Information shown
• • • • • • •

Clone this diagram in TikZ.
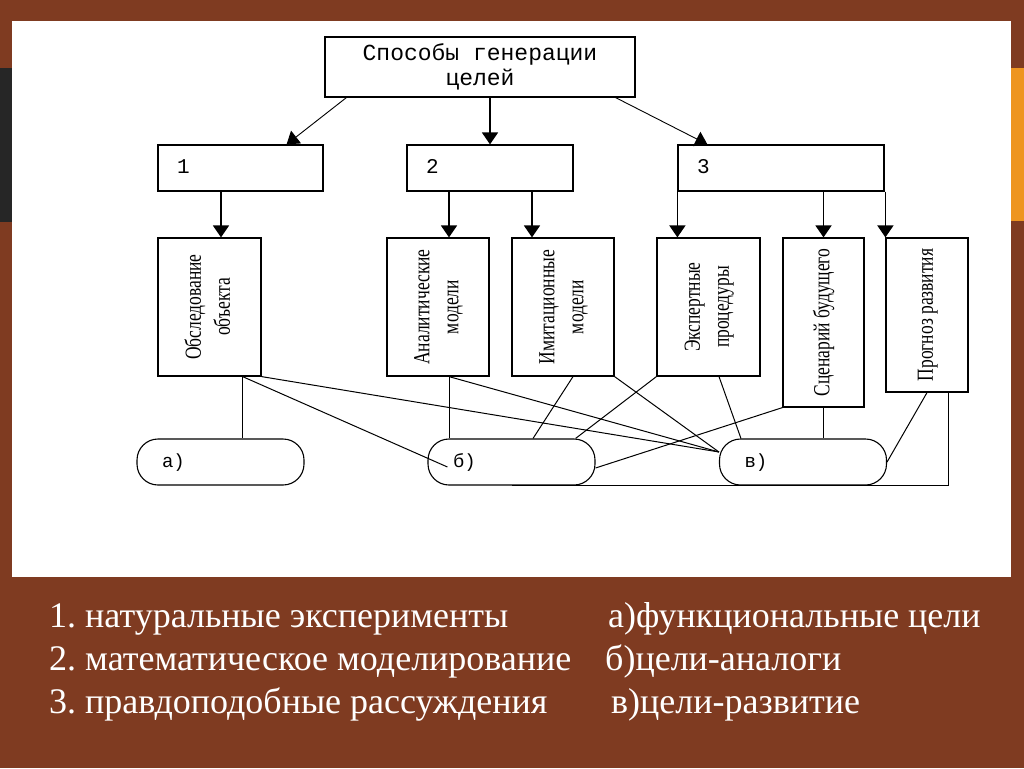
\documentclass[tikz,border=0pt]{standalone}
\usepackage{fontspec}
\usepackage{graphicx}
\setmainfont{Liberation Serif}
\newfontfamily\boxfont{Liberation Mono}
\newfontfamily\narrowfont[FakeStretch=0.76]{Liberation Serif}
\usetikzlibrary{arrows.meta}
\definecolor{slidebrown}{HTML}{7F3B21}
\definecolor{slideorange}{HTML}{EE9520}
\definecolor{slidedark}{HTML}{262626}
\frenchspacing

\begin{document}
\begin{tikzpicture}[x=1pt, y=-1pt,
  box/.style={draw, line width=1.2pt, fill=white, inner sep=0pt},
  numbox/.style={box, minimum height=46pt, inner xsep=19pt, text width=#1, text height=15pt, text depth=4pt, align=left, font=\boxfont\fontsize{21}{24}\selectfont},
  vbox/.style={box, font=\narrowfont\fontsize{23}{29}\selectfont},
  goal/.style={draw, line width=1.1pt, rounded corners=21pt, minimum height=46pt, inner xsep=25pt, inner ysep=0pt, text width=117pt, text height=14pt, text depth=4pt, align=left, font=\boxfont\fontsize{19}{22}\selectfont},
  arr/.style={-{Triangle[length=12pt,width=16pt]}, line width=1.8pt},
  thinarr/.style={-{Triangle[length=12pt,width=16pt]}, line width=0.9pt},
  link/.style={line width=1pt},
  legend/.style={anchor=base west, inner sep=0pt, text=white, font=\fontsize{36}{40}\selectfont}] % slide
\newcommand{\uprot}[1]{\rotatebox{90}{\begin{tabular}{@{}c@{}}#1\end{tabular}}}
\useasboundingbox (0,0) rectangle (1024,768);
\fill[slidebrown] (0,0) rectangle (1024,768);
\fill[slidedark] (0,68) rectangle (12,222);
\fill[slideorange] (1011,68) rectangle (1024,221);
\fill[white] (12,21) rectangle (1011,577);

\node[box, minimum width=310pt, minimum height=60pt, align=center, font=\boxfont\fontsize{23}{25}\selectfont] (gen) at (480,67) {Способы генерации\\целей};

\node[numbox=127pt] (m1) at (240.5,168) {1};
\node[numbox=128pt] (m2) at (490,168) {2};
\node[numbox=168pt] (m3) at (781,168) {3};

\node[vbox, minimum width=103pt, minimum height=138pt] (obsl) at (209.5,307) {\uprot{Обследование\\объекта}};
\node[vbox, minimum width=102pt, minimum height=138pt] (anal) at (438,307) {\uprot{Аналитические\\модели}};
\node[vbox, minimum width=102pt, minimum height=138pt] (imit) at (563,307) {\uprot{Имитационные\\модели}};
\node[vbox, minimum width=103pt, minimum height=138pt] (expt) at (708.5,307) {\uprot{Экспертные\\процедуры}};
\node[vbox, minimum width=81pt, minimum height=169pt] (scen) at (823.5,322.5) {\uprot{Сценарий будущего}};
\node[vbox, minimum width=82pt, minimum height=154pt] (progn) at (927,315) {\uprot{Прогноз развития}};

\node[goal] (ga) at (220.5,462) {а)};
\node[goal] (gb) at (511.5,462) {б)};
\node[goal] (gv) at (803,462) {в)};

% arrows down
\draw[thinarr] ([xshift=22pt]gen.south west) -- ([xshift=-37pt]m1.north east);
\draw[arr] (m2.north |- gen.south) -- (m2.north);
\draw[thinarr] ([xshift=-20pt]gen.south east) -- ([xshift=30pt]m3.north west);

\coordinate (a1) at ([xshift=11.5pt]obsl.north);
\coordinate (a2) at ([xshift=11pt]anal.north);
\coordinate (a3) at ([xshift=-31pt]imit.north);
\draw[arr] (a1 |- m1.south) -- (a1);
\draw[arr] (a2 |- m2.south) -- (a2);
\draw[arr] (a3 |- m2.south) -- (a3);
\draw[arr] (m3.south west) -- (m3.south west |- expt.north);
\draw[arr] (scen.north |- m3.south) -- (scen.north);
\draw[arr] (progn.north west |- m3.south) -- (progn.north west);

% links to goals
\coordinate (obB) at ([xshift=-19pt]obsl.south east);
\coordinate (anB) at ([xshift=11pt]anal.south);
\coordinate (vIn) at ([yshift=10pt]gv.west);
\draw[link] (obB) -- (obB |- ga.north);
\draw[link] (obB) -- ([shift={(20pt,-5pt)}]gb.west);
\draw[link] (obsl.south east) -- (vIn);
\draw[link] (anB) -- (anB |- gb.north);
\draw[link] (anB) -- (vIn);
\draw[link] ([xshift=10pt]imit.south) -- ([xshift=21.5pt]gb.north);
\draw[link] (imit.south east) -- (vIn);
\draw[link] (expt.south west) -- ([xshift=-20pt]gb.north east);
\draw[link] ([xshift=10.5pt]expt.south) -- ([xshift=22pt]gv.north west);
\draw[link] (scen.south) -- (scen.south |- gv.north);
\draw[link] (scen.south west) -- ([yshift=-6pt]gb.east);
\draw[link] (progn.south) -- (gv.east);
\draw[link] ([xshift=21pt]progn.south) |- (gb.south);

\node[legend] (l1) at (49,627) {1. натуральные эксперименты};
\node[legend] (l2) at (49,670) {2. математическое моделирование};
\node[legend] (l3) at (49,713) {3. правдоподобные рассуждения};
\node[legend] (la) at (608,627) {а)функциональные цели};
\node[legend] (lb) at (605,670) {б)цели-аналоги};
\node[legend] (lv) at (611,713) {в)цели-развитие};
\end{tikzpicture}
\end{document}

• • • • • • •

Given exercise
Would you reproduce the lines above, from the very first through the line containing "minimum width=310pt, minimum", exactly and without the pictures?

Written solution
Clone this diagram in TikZ.
\documentclass[tikz,border=0pt]{standalone}
\usepackage{fontspec}
\usepackage{graphicx}
\setmainfont{Liberation Serif}
\newfontfamily\boxfont{Liberation Mono}
\newfontfamily\narrowfont[FakeStretch=0.76]{Liberation Serif}
\usetikzlibrary{arrows.meta}
\definecolor{slidebrown}{HTML}{7F3B21}
\definecolor{slideorange}{HTML}{EE9520}
\definecolor{slidedark}{HTML}{262626}
\frenchspacing

\begin{document}
\begin{tikzpicture}[x=1pt, y=-1pt,
  box/.style={draw, line width=1.2pt, fill=white, inner sep=0pt},
  numbox/.style={box, minimum height=46pt, inner xsep=19pt, text width=#1, text height=15pt, text depth=4pt, align=left, font=\boxfont\fontsize{21}{24}\selectfont},
  vbox/.style={box, font=\narrowfont\fontsize{23}{29}\selectfont},
  goal/.style={draw, line width=1.1pt, rounded corners=21pt, minimum height=46pt, inner xsep=25pt, inner ysep=0pt, text width=117pt, text height=14pt, text depth=4pt, align=left, font=\boxfont\fontsize{19}{22}\selectfont},
  arr/.style={-{Triangle[length=12pt,width=16pt]}, line width=1.8pt},
  thinarr/.style={-{Triangle[length=12pt,width=16pt]}, line width=0.9pt},
  link/.style={line width=1pt},
  legend/.style={anchor=base west, inner sep=0pt, text=white, font=\fontsize{36}{40}\selectfont}] % slide
\newcommand{\uprot}[1]{\rotatebox{90}{\begin{tabular}{@{}c@{}}#1\end{tabular}}}
\useasboundingbox (0,0) rectangle (1024,768);
\fill[slidebrown] (0,0) rectangle (1024,768);
\fill[slidedark] (0,68) rectangle (12,222);
\fill[slideorange] (1011,68) rectangle (1024,221);
\fill[white] (12,21) rectangle (1011,577);

\node[box, minimum width=310pt, minimum height=60pt, align=center, font=\boxfont\fontsize{23}{25}\selectfont] (gen) at (480,67) {Способы генерации\\целей};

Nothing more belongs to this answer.